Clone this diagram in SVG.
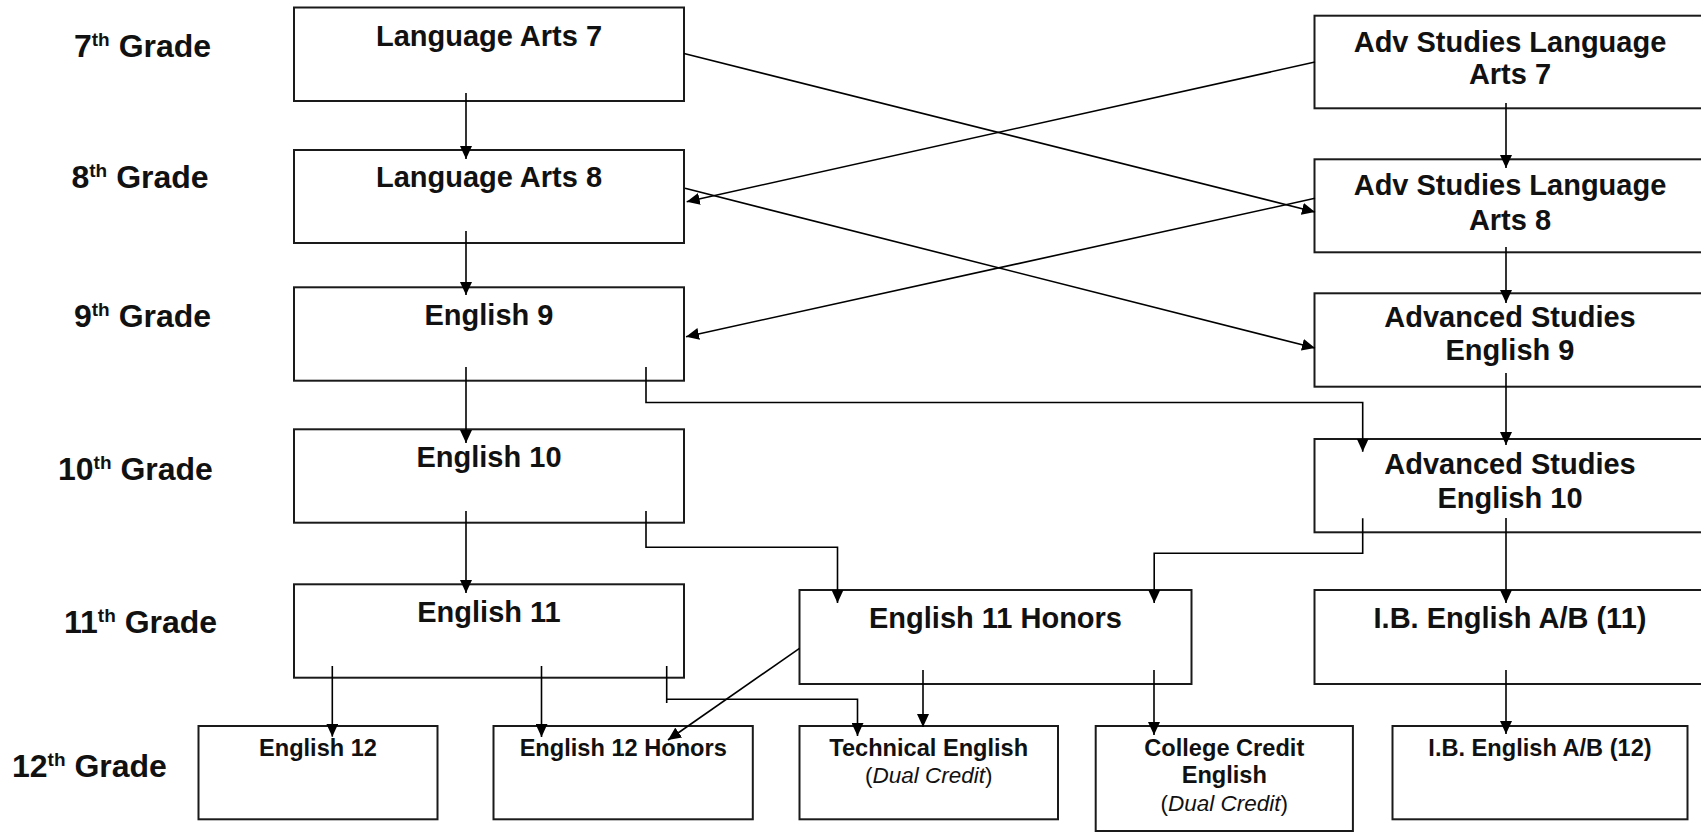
<svg xmlns="http://www.w3.org/2000/svg" width="1701" height="833" viewBox="0 0 1701 833">
<defs>
<marker id="ah" markerUnits="userSpaceOnUse" markerWidth="13" markerHeight="12" refX="13" refY="6" orient="auto"><path d="M0,0 L13,6 L0,12 z" fill="#000"/></marker>
<style>
.box{fill:#fff;stroke:#1a1a1a;stroke-width:2}
.t{font-family:"Liberation Sans",Arial,sans-serif;font-weight:bold;fill:#111;text-anchor:middle}
.l{font-size:29px}
.s{font-size:23.6px}
.g{font-family:"Liberation Sans",Arial,sans-serif;font-weight:bold;font-size:32px;fill:#111}
.sup{font-size:19px}
.c{fill:none;stroke:#000;stroke-width:1.6;marker-end:url(#ah)}
.p{fill:none;stroke:#000;stroke-width:1.6}
.dc{font-weight:normal;font-size:22.5px}
</style>
</defs>
<rect x="0" y="0" width="1701" height="833" fill="#fff"/>

<g id="grade-labels">
<text class="g" x="74" y="57.3">7<tspan class="sup" dy="-11">th</tspan><tspan dy="11"> Grade</tspan></text>
<text class="g" x="71.5" y="188.3">8<tspan class="sup" dy="-11">th</tspan><tspan dy="11"> Grade</tspan></text>
<text class="g" x="74" y="326.7">9<tspan class="sup" dy="-11">th</tspan><tspan dy="11"> Grade</tspan></text>
<text class="g" x="58" y="480">10<tspan class="sup" dy="-11">th</tspan><tspan dy="11"> Grade</tspan></text>
<text class="g" x="64" y="633.3">11<tspan class="sup" dy="-11">th</tspan><tspan dy="11"> Grade</tspan></text>
<text class="g" x="12" y="776.7">12<tspan class="sup" dy="-11">th</tspan><tspan dy="11"> Grade</tspan></text>
</g>

<g id="language-arts-7"><rect class="box" x="294" y="7.5" width="390" height="93.5"/><text class="t l" x="489" y="45.7">Language Arts 7</text></g>
<g id="language-arts-8"><rect class="box" x="294" y="150" width="390" height="93"/><text class="t l" x="489" y="186.7">Language Arts 8</text></g>
<g id="english-9"><rect class="box" x="294" y="287.3" width="390" height="93.4"/><text class="t l" x="489" y="325">English 9</text></g>
<g id="english-10"><rect class="box" x="294" y="429.3" width="390" height="93.4"/><text class="t l" x="489" y="466.7">English 10</text></g>
<g id="english-11"><rect class="box" x="294" y="584.3" width="390" height="93.4"/><text class="t l" x="489" y="621.7">English 11</text></g>

<g id="adv-la-7"><rect class="box" x="1314.5" y="15.7" width="390" height="92.6"/><text class="t l" x="1510" y="51.5">Adv Studies Language</text><text class="t l" x="1510" y="84">Arts 7</text></g>
<g id="adv-la-8"><rect class="box" x="1314.5" y="159.3" width="390" height="93"/><text class="t l" x="1510" y="195">Adv Studies Language</text><text class="t l" x="1510" y="229.5">Arts 8</text></g>
<g id="adv-english-9"><rect class="box" x="1314.5" y="293.3" width="390" height="93.4"/><text class="t l" x="1510" y="326.7">Advanced Studies</text><text class="t l" x="1510" y="360">English 9</text></g>
<g id="adv-english-10"><rect class="box" x="1314.5" y="439" width="390" height="93.3"/><text class="t l" x="1510" y="474">Advanced Studies</text><text class="t l" x="1510" y="508.3">English 10</text></g>

<g id="english-11-honors"><rect class="box" x="799.5" y="590" width="392" height="94"/><text class="t l" x="995.5" y="628.3">English 11 Honors</text></g>
<g id="ib-english-11"><rect class="box" x="1314.5" y="590" width="390" height="94"/><text class="t l" x="1510" y="628.3">I.B. English A/B (11)</text></g>

<g id="english-12"><rect class="box" x="198.5" y="726" width="239" height="93.3"/><text class="t s" x="318" y="756">English 12</text></g>
<g id="english-12-honors"><rect class="box" x="493.5" y="726" width="259.3" height="93.3"/><text class="t s" x="623.2" y="756">English 12 Honors</text></g>
<g id="technical-english"><rect class="box" x="799.5" y="726" width="258.5" height="93.3"/><text class="t s" x="928.7" y="756">Technical English</text><text class="t dc" x="928.7" y="783.3">(<tspan font-style="italic">Dual Credit</tspan>)</text></g>
<g id="college-credit-english"><rect class="box" x="1095.7" y="726" width="257.2" height="105"/><text class="t s" x="1224.3" y="756">College Credit</text><text class="t s" x="1224.3" y="783.3">English</text><text class="t dc" x="1224.3" y="811">(<tspan font-style="italic">Dual Credit</tspan>)</text></g>
<g id="ib-english-12"><rect class="box" x="1392.5" y="726" width="295" height="93.3"/><text class="t s" x="1540" y="756">I.B. English A/B (12)</text></g>

<g id="connectors">
<path class="c" d="M466,93 V159"/>
<path class="c" d="M466,231 V295"/>
<path class="c" d="M466,367 V443"/>
<path class="c" d="M466,511 V593"/>
<path class="c" d="M646,367 V402.5 H1362.7 V451.7"/>
<path class="c" d="M646,511 V547.3 H837.5 V603"/>
<path class="c" d="M1362.7,518.3 V553.3 H1154.2 V603"/>
<path class="c" d="M1506,103 V168"/>
<path class="c" d="M1506,247 V303"/>
<path class="c" d="M1506,373 V445"/>
<path class="c" d="M1506,518 V603"/>
<path class="c" d="M1506,670 V734"/>
<path class="c" d="M923,670 V727"/>
<path class="c" d="M1154,670 V735"/>
<path class="p" d="M666.7,666 V703"/>
<path class="c" d="M666.7,699.3 H857.5 V736"/>
<path class="c" d="M332.3,666 V736.7"/>
<path class="c" d="M541.5,666 V737"/>
<path class="c" d="M799.5,648.3 L668,740"/>
<path class="c" d="M684,53.5 L1315,212"/>
<path class="c" d="M1315,62 L686.7,201.7"/>
<path class="c" d="M685,188.3 L1315,348"/>
<path class="c" d="M1315,198.3 L686,336.7"/>
</g>
</svg>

_PROMPT_
Leave out the pictures and give the listing above again exactly.

_SOLUTION TO THE PROBLEM_
Clone this diagram in SVG.
<svg xmlns="http://www.w3.org/2000/svg" width="1701" height="833" viewBox="0 0 1701 833">
<defs>
<marker id="ah" markerUnits="userSpaceOnUse" markerWidth="13" markerHeight="12" refX="13" refY="6" orient="auto"><path d="M0,0 L13,6 L0,12 z" fill="#000"/></marker>
<style>
.box{fill:#fff;stroke:#1a1a1a;stroke-width:2}
.t{font-family:"Liberation Sans",Arial,sans-serif;font-weight:bold;fill:#111;text-anchor:middle}
.l{font-size:29px}
.s{font-size:23.6px}
.g{font-family:"Liberation Sans",Arial,sans-serif;font-weight:bold;font-size:32px;fill:#111}
.sup{font-size:19px}
.c{fill:none;stroke:#000;stroke-width:1.6;marker-end:url(#ah)}
.p{fill:none;stroke:#000;stroke-width:1.6}
.dc{font-weight:normal;font-size:22.5px}
</style>
</defs>
<rect x="0" y="0" width="1701" height="833" fill="#fff"/>

<g id="grade-labels">
<text class="g" x="74" y="57.3">7<tspan class="sup" dy="-11">th</tspan><tspan dy="11"> Grade</tspan></text>
<text class="g" x="71.5" y="188.3">8<tspan class="sup" dy="-11">th</tspan><tspan dy="11"> Grade</tspan></text>
<text class="g" x="74" y="326.7">9<tspan class="sup" dy="-11">th</tspan><tspan dy="11"> Grade</tspan></text>
<text class="g" x="58" y="480">10<tspan class="sup" dy="-11">th</tspan><tspan dy="11"> Grade</tspan></text>
<text class="g" x="64" y="633.3">11<tspan class="sup" dy="-11">th</tspan><tspan dy="11"> Grade</tspan></text>
<text class="g" x="12" y="776.7">12<tspan class="sup" dy="-11">th</tspan><tspan dy="11"> Grade</tspan></text>
</g>

<g id="language-arts-7"><rect class="box" x="294" y="7.5" width="390" height="93.5"/><text class="t l" x="489" y="45.7">Language Arts 7</text></g>
<g id="language-arts-8"><rect class="box" x="294" y="150" width="390" height="93"/><text class="t l" x="489" y="186.7">Language Arts 8</text></g>
<g id="english-9"><rect class="box" x="294" y="287.3" width="390" height="93.4"/><text class="t l" x="489" y="325">English 9</text></g>
<g id="english-10"><rect class="box" x="294" y="429.3" width="390" height="93.4"/><text class="t l" x="489" y="466.7">English 10</text></g>
<g id="english-11"><rect class="box" x="294" y="584.3" width="390" height="93.4"/><text class="t l" x="489" y="621.7">English 11</text></g>

<g id="adv-la-7"><rect class="box" x="1314.5" y="15.7" width="390" height="92.6"/><text class="t l" x="1510" y="51.5">Adv Studies Language</text><text class="t l" x="1510" y="84">Arts 7</text></g>
<g id="adv-la-8"><rect class="box" x="1314.5" y="159.3" width="390" height="93"/><text class="t l" x="1510" y="195">Adv Studies Language</text><text class="t l" x="1510" y="229.5">Arts 8</text></g>
<g id="adv-english-9"><rect class="box" x="1314.5" y="293.3" width="390" height="93.4"/><text class="t l" x="1510" y="326.7">Advanced Studies</text><text class="t l" x="1510" y="360">English 9</text></g>
<g id="adv-english-10"><rect class="box" x="1314.5" y="439" width="390" height="93.3"/><text class="t l" x="1510" y="474">Advanced Studies</text><text class="t l" x="1510" y="508.3">English 10</text></g>

<g id="english-11-honors"><rect class="box" x="799.5" y="590" width="392" height="94"/><text class="t l" x="995.5" y="628.3">English 11 Honors</text></g>
<g id="ib-english-11"><rect class="box" x="1314.5" y="590" width="390" height="94"/><text class="t l" x="1510" y="628.3">I.B. English A/B (11)</text></g>

<g id="english-12"><rect class="box" x="198.5" y="726" width="239" height="93.3"/><text class="t s" x="318" y="756">English 12</text></g>
<g id="english-12-honors"><rect class="box" x="493.5" y="726" width="259.3" height="93.3"/><text class="t s" x="623.2" y="756">English 12 Honors</text></g>
<g id="technical-english"><rect class="box" x="799.5" y="726" width="258.5" height="93.3"/><text class="t s" x="928.7" y="756">Technical English</text><text class="t dc" x="928.7" y="783.3">(<tspan font-style="italic">Dual Credit</tspan>)</text></g>
<g id="college-credit-english"><rect class="box" x="1095.7" y="726" width="257.2" height="105"/><text class="t s" x="1224.3" y="756">College Credit</text><text class="t s" x="1224.3" y="783.3">English</text><text class="t dc" x="1224.3" y="811">(<tspan font-style="italic">Dual Credit</tspan>)</text></g>
<g id="ib-english-12"><rect class="box" x="1392.5" y="726" width="295" height="93.3"/><text class="t s" x="1540" y="756">I.B. English A/B (12)</text></g>

<g id="connectors">
<path class="c" d="M466,93 V159"/>
<path class="c" d="M466,231 V295"/>
<path class="c" d="M466,367 V443"/>
<path class="c" d="M466,511 V593"/>
<path class="c" d="M646,367 V402.5 H1362.7 V451.7"/>
<path class="c" d="M646,511 V547.3 H837.5 V603"/>
<path class="c" d="M1362.7,518.3 V553.3 H1154.2 V603"/>
<path class="c" d="M1506,103 V168"/>
<path class="c" d="M1506,247 V303"/>
<path class="c" d="M1506,373 V445"/>
<path class="c" d="M1506,518 V603"/>
<path class="c" d="M1506,670 V734"/>
<path class="c" d="M923,670 V727"/>
<path class="c" d="M1154,670 V735"/>
<path class="p" d="M666.7,666 V703"/>
<path class="c" d="M666.7,699.3 H857.5 V736"/>
<path class="c" d="M332.3,666 V736.7"/>
<path class="c" d="M541.5,666 V737"/>
<path class="c" d="M799.5,648.3 L668,740"/>
<path class="c" d="M684,53.5 L1315,212"/>
<path class="c" d="M1315,62 L686.7,201.7"/>
<path class="c" d="M685,188.3 L1315,348"/>
<path class="c" d="M1315,198.3 L686,336.7"/>
</g>
</svg>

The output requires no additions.